Stereolab- Refried Ectoplasm (Switched On Vol 2)- (1995)

It's time to welcome a new term to your modern music vocabulary: post rock. The expression (it's been knocking around for a few years in scenester circles, natch) is used to describe music that travels beyond the three-minute song boundaries of guitar rock and ventures into a virtual Alice in Wonderland world of experimental sounds. Post rockers aren't afraid of samples, 20-minute dub-jazz excursions, heavily ironic easy listening produced on vintage keyboards (hello Stereolab)...
Angela Lewis, The Independent (19-04-1996)

When I was doing the homework for this post (I don’t carry all this shit around in my head, only most of it…) I came across this great cartoon strip:

Fell in love with Stereolab’s sound after seeing them in a drunken haze on The Word (was I initially seduced by Lætitia Sadier’s gorgeous accent? probably).
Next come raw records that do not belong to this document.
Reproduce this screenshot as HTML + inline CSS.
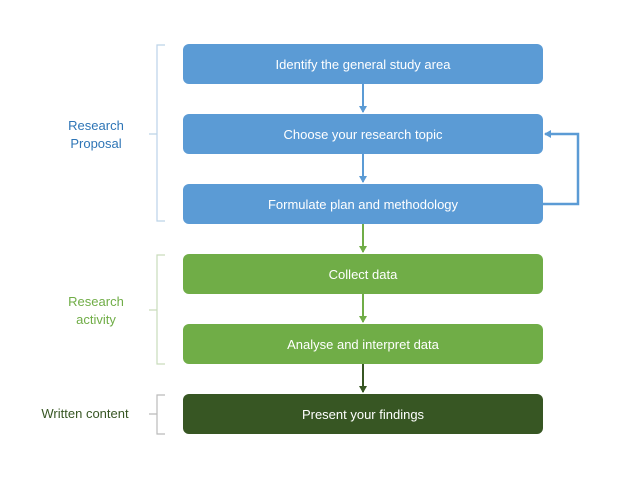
<!DOCTYPE html>
<html><head><style>
body{margin:0;background:#fff;}
svg text{font-family:"Liberation Sans",sans-serif;}
</style></head><body>
<svg width="638" height="479" viewBox="0 0 638 479" xmlns="http://www.w3.org/2000/svg">
<defs>
<marker id="ab" markerWidth="8" markerHeight="8" refX="6" refY="4" orient="auto" markerUnits="userSpaceOnUse"><path d="M0,0 L7,4 L0,8z" fill="#5b9bd5"/></marker>
<marker id="ag" markerWidth="8" markerHeight="8" refX="6" refY="4" orient="auto" markerUnits="userSpaceOnUse"><path d="M0,0 L7,4 L0,8z" fill="#70ad47"/></marker>
<marker id="ad" markerWidth="8" markerHeight="8" refX="6" refY="4" orient="auto" markerUnits="userSpaceOnUse"><path d="M0,0 L7,4 L0,8z" fill="#375623"/></marker>
</defs>
<g fill="#5b9bd5">
<rect x="183" y="44" width="360" height="40" rx="6"/>
<rect x="183" y="114" width="360" height="40" rx="6"/>
<rect x="183" y="184" width="360" height="40" rx="6"/>
</g>
<g fill="#70ad47">
<rect x="183" y="254" width="360" height="40" rx="6"/>
<rect x="183" y="324" width="360" height="40" rx="6"/>
</g>
<rect x="183" y="394" width="360" height="40" rx="6" fill="#375623"/>
<g fill="#fff" font-size="13" text-anchor="middle">
<text x="363" y="69">Identify the general study area</text>
<text x="363" y="139">Choose your research topic</text>
<text x="363" y="209">Formulate plan and methodology</text>
<text x="363" y="279">Collect data</text>
<text x="363" y="349">Analyse and interpret data</text>
<text x="363" y="419">Present your findings</text>
</g>
<g stroke-width="2" fill="none">
<line x1="363" y1="84" x2="363" y2="112" stroke="#5b9bd5" marker-end="url(#ab)"/>
<line x1="363" y1="154" x2="363" y2="182" stroke="#5b9bd5" marker-end="url(#ab)"/>
<line x1="363" y1="224" x2="363" y2="252" stroke="#70ad47" marker-end="url(#ag)"/>
<line x1="363" y1="294" x2="363" y2="322" stroke="#70ad47" marker-end="url(#ag)"/>
<line x1="363" y1="364" x2="363" y2="392" stroke="#375623" marker-end="url(#ad)"/>
<polyline points="543,204 578,204 578,134 545,134" stroke="#5b9bd5" stroke-width="2.5" marker-end="url(#ab)"/>
</g>
<g stroke="#bcd3e8" stroke-width="1.2" fill="none">
<path d="M165,45 L157,45 L157,221 L165,221 M157,134 L149,134"/>
</g>
<g stroke="#c9dcbc" stroke-width="1.2" fill="none">
<path d="M165,255 L157,255 L157,364 L165,364 M157,310 L149,310"/>
</g>
<g stroke="#bbbbbb" stroke-width="1.2" fill="none">
<path d="M165,395 L157,395 L157,434 L165,434 M157,414 L149,414"/>
</g>
<g font-size="13" text-anchor="middle">
<text x="96" y="130" fill="#2e75b6">Research</text>
<text x="96" y="148" fill="#2e75b6">Proposal</text>
<text x="96" y="306" fill="#70ad47">Research</text>
<text x="96" y="324" fill="#70ad47">activity</text>
<text x="85" y="418" fill="#375623">Written content</text>
</g>
</svg>
</body></html>
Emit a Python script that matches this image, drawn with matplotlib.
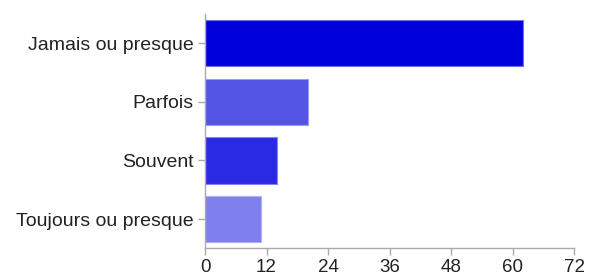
import matplotlib
matplotlib.use("Agg")
import matplotlib.pyplot as plt

# Données
categories = ["Jamais ou presque", "Parfois", "Souvent", "Toujours ou presque"]
valeurs = [62, 20, 14, 11]
couleurs = ["#0000DC", "#5454E5", "#2A2AE5", "#7F7FEE"]
bords = ["#7070F5", "#9A9AF2", "#8585F2", "#B0B0F5"]
ticks_x = [0, 12, 24, 36, 48, 60, 72]

plt.rcParams["font.family"] = ["Liberation Sans", "DejaVu Sans"]

fig = plt.figure(figsize=(5.9, 2.79), dpi=100)
ax = fig.add_axes([0.3475, 0.110, 0.6255, 0.840])

positions = list(range(len(categories)))
ax.barh(positions, valeurs, height=0.79, color=couleurs, edgecolor=bords, linewidth=0.8)

ax.set_ylim(len(categories) - 0.5, -0.5)
ax.set_xlim(0, 72)
ax.set_yticks(positions)
ax.set_yticklabels(categories, fontsize=14, color="#222222")
ax.set_xticks(ticks_x)
ax.set_xticklabels([str(t) for t in ticks_x], fontsize=13.5, color="#222222")

for s in ["top", "right"]:
    ax.spines[s].set_visible(False)
for s in ["left", "bottom"]:
    ax.spines[s].set_color("#AAAAAA")
    ax.spines[s].set_linewidth(1.0)

ax.tick_params(axis="both", color="#AAAAAA", length=5, width=1.0)
ax.tick_params(axis="y", pad=3)
ax.tick_params(axis="x", pad=3)

fig.savefig("out.png", dpi=100)
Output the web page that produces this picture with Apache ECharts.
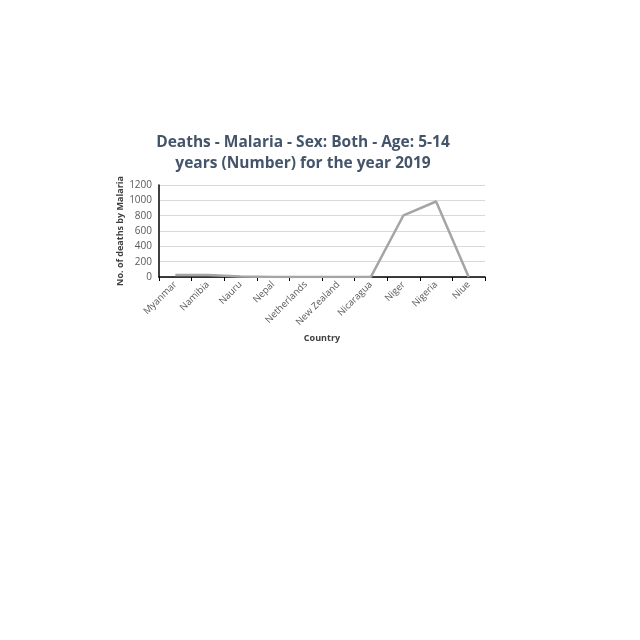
<!DOCTYPE html>
<html>
<head>
<meta charset="utf-8">
<script src="https://cdn.jsdelivr.net/npm/echarts@6/dist/echarts.min.js"></script>
<style>
html,body{margin:0;padding:0;background:#fff;}
#chart{width:640px;height:640px;}
</style>
</head>
<body>
<div id="chart"></div>
<script>
var categories = ["Myanmar","Namibia","Nauru","Nepal","Netherlands","New Zealand","Nicaragua","Niger","Nigeria","Niue"];
var deaths = [25, 25, 8, 1, 0, 0, 2, 805, 985, 0];
var yTicks = [0, 200, 400, 600, 800, 1000, 1200];

var chart = echarts.init(document.getElementById('chart'), null, {renderer:'canvas'});
chart.setOption({
  backgroundColor: '#ffffff',
  animation: false,
  title: {
    text: 'Deaths - Malaria - Sex: Both - Age: 5-14\nyears (Number) for the year 2019',
    left: 298,
    textAlign: 'center',
    top: 127,
    textStyle: {
      fontFamily: 'Open Sans',
      fontWeight: 'bold',
      fontSize: 15.5,
      lineHeight: 21,
      color: '#44546a'
    }
  },
  grid: { left: 159, right: 155, top: 185, bottom: 363 },
  xAxis: {
    type: 'category',
    data: categories,
    boundaryGap: true,
    name: 'Country',
    nameLocation: 'middle',
    nameGap: 57,
    nameMoveOverlap: false,
    nameTextStyle: { fontFamily: 'Open Sans', fontWeight: 'bold', fontSize: 9, color: '#404040' },
    axisLine: { lineStyle: { color: '#000000', width: 1.5 } },
    axisTick: { show: true, alignWithLabel: false, length: 4, lineStyle: { color: '#000000' } },
    axisLabel: { rotate: 45, fontFamily: 'Open Sans', fontSize: 9.5, color: '#595959', margin: 6, interval: 0 }
  },
  yAxis: {
    type: 'value',
    min: 0,
    max: 1200,
    interval: 200,
    name: 'No. of deaths by Malaria',
    nameLocation: 'middle',
    nameGap: 34,
    nameMoveOverlap: false,
    nameTextStyle: { fontFamily: 'Open Sans', fontWeight: 'bold', fontSize: 9, color: '#404040' },
    axisLine: { show: true, lineStyle: { color: '#000000', width: 1.5 } },
    axisTick: { show: false },
    axisLabel: { fontFamily: 'Open Sans', fontSize: 10, color: '#595959', margin: 7,
      formatter: function(v){ return yTicks.indexOf(v) >= 0 ? String(v) : ''; } },
    splitLine: { show: true, lineStyle: { color: '#d9d9d9', width: 1 } }
  },
  series: [{
    type: 'line',
    data: deaths,
    symbol: 'none',
    lineStyle: { color: '#a5a5a5', width: 2.5 },
    itemStyle: { color: '#a5a5a5' }
  }]
});
</script>
</body>
</html>
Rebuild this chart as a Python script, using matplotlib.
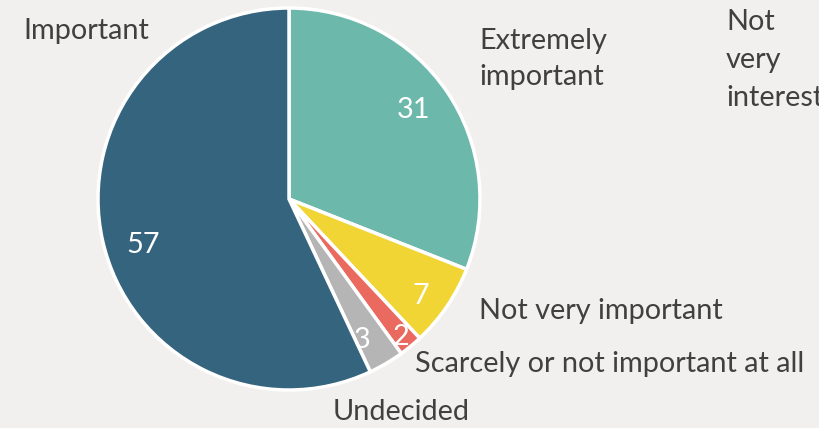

There are some lovely numbers here; some race along against a frenzy of harsh keyboards, some bubble with hazy ambience whilst others meander melodically- like a dreampop take on Franciose Hardy.
(their records) sound more like arid experiments than music born of emotional need.
Barney Hoskyns- Mojo (1996)
With their borrowings from early, obscure Kraftwerk and hip obtuse sources, [Stereolab] sound like a band of rock critics rather than musicians.
Dave Simpson -The Guardian.
I think they were just a bit too clever and aloof for the journos- laddish rock music, faux mod 'britpop' and grunge being the order of the day.

1 comment:

  1. I think of this LP as transformed Velvet Underground. One of the songs (i think it's "We're not AOR") features an organ that plays three chords and holds on to them. It reminds me of the similar organ fadeout in the Velvet's "What Goes On."